От изложенного выше мнения о необходимости в целях большей научности истории пользоваться данными психологии, это требование принципиально, конечно, ничем не отличается. И все-таки оно будет, пожалуй, далеко не столь очевидным. В чем же дело? Может быть, в том, что физиология как наука гораздо совершеннее психологии и что поэтому здесь сразу становится ясным, как мало историку, как таковому, могут помочь понятия генерализирующих наук?

Понятия эти для него всегда только средства и никогда не цель. Поэтому легко может показаться, что цели можно достигнуть и без "точных" средств. Так, несомненно, и обстоит дело в рассмотренных нами примерах. Если бы результат этот подлежал обобщению, то можно было бы предположить, что надежды, возлагаемые на психологию для истории, покоились, в сущности, на том, что эта наука до сих пор еще очень мало исследовала встречающиеся в истории виды душевных явлений и что именно окутывающий их еще психологический туман окрыляет фантазию перспективой различных возможностей.

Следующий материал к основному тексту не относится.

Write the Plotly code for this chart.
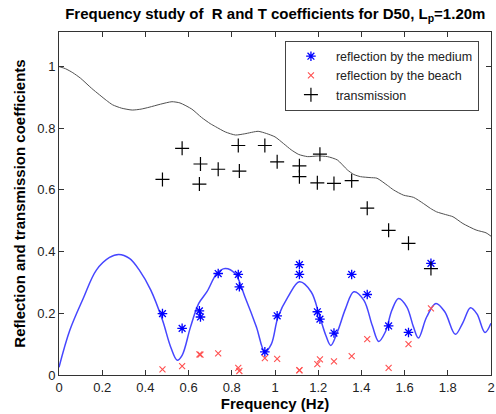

Тогда следовало бы сказать: если бы генерализирующая психология достигла в исследовании психических законов, имеющих значение для исторически существующей жизни, той же ступени совершенства, что и физиология в объяснении усталости и голода, то данные ее, быть может, показались бы для истории столь же лишенными значения, как и данные физиологии.

Мы пришли бы тогда к следующему результату: в большинстве случаев историку, чтобы достигнуть своих целей, т. е. изображения своего объекта в его индивидуальности и особенности, вполне достаточно того знания общих понятий, которым он располагает еще в своей донаучной стадии. Естественно-научная точность элементов его понятий, имеющая решающее значение в генерализирующих науках, лишена для него, преследующего совсем иные цели, какой бы то ни было ценности. Возможно даже, что он найдет, что его донаучное общее [83] знание гораздо увереннее руководит им, нежели всякие физиологические теории, ибо для всех разделяющих с ним это знание изложение его будет гораздо доступнее с его помощью, нежели с помощью научных понятий.

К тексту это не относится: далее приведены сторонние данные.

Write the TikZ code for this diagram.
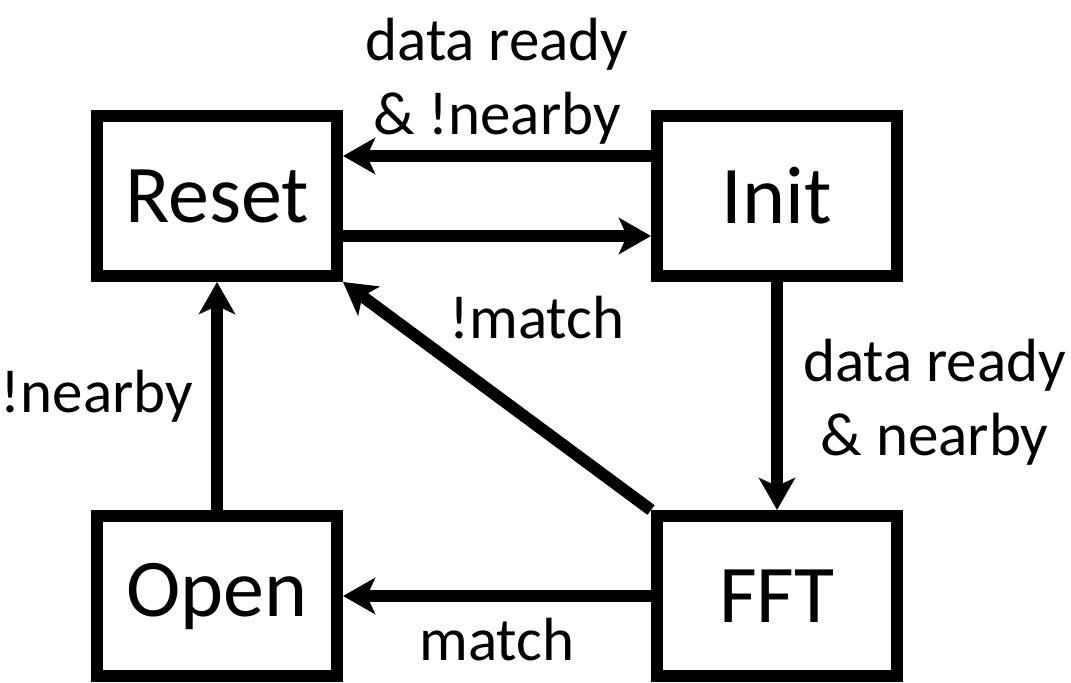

Но, как сказано, мы отнюдь не отрицаем того, что научно-психологические теории могут оказывать на историю благотворное влияние, как бы мало сами историки ни ощущали в нем потребность. Оно столь же возможно, как и употребление в истории понятий физиологии, химии или какой-нибудь другой естественной науки для более точного описания исторических процессов. Пожалуй, можно было бы даже указать определенные области, при изложении которых история не смогла бы обойтись без общих понятий. Генерализирующая наука может стать особенно необходимой в тех случаях, когда объект, о котором идет речь, сильно и в непонятном для нас направлении отличается от того, что нам известно из донаучного знания, вследствие чего нет общих схем его понимания. На этом основании можно, например, с полным правом указать на то, что историк, описывая Фридриха Вильгельма IV, нуждается в психологических знаниях, так как психическая жизнь душевнобольного слишком чужда для него, чтобы он вообще мог понять ее и ясно изобразить в понятиях. Таким образом, генерализирующие теории смогут при случае стать важными вспомогательными науками для истории; при этом, конечно, принципиально нельзя провести границы их применению, так что весьма возможно, что в будущем в исторической науке естественно-научные, т. е. научно-генерализирующим методом образованные, понятия будут играть при изложении единичных и индивидуальных явлений гораздо большую роль и будут применяться более удачно, нежели теперь, когда они – стоит только вспомнить различение Лампрехтом индивидуально-психологического и социально-психологического метода – вносят больше сумбура, чем приносят пользы.

Но для логической классификации наук, обязанной всегда иметь в виду не средства, но цели наук, это все не имеет никакого принципиального значения. Это касается лишь большей или меньшей "точности" элементов, из которых история построит свои индивидуализирующие понятия, и сколько бы историки ни пользовались генерализирующими науками, эти последние никогда не будут для историка основными в том смысле, в каком, например, механика является основой генерализирующих наук материального мира. Они решительно ничего не смогут сказать ему о принципе его индивидуализирующего образования понятий, т. е. о способе, каким он соединил эти элементы в собственно исторические понятия. История как наука отнюдь не имеет своей целью повествовать об индивидуальности любых вещей или процессов в смысле их простой разнородности. Она тоже руководствуется определенными точками зрения, опираясь на которые она и пользуется своими донаучными или научно точными элементами понятий, и эти точки зрения она не сможет позаимствовать ни у психологии, ни у другой какой-нибудь генерализирующей науки. Данное обстоятельство вполне определяет отношение психологии к истории. Все прочее для логики имеет второстепенное значение.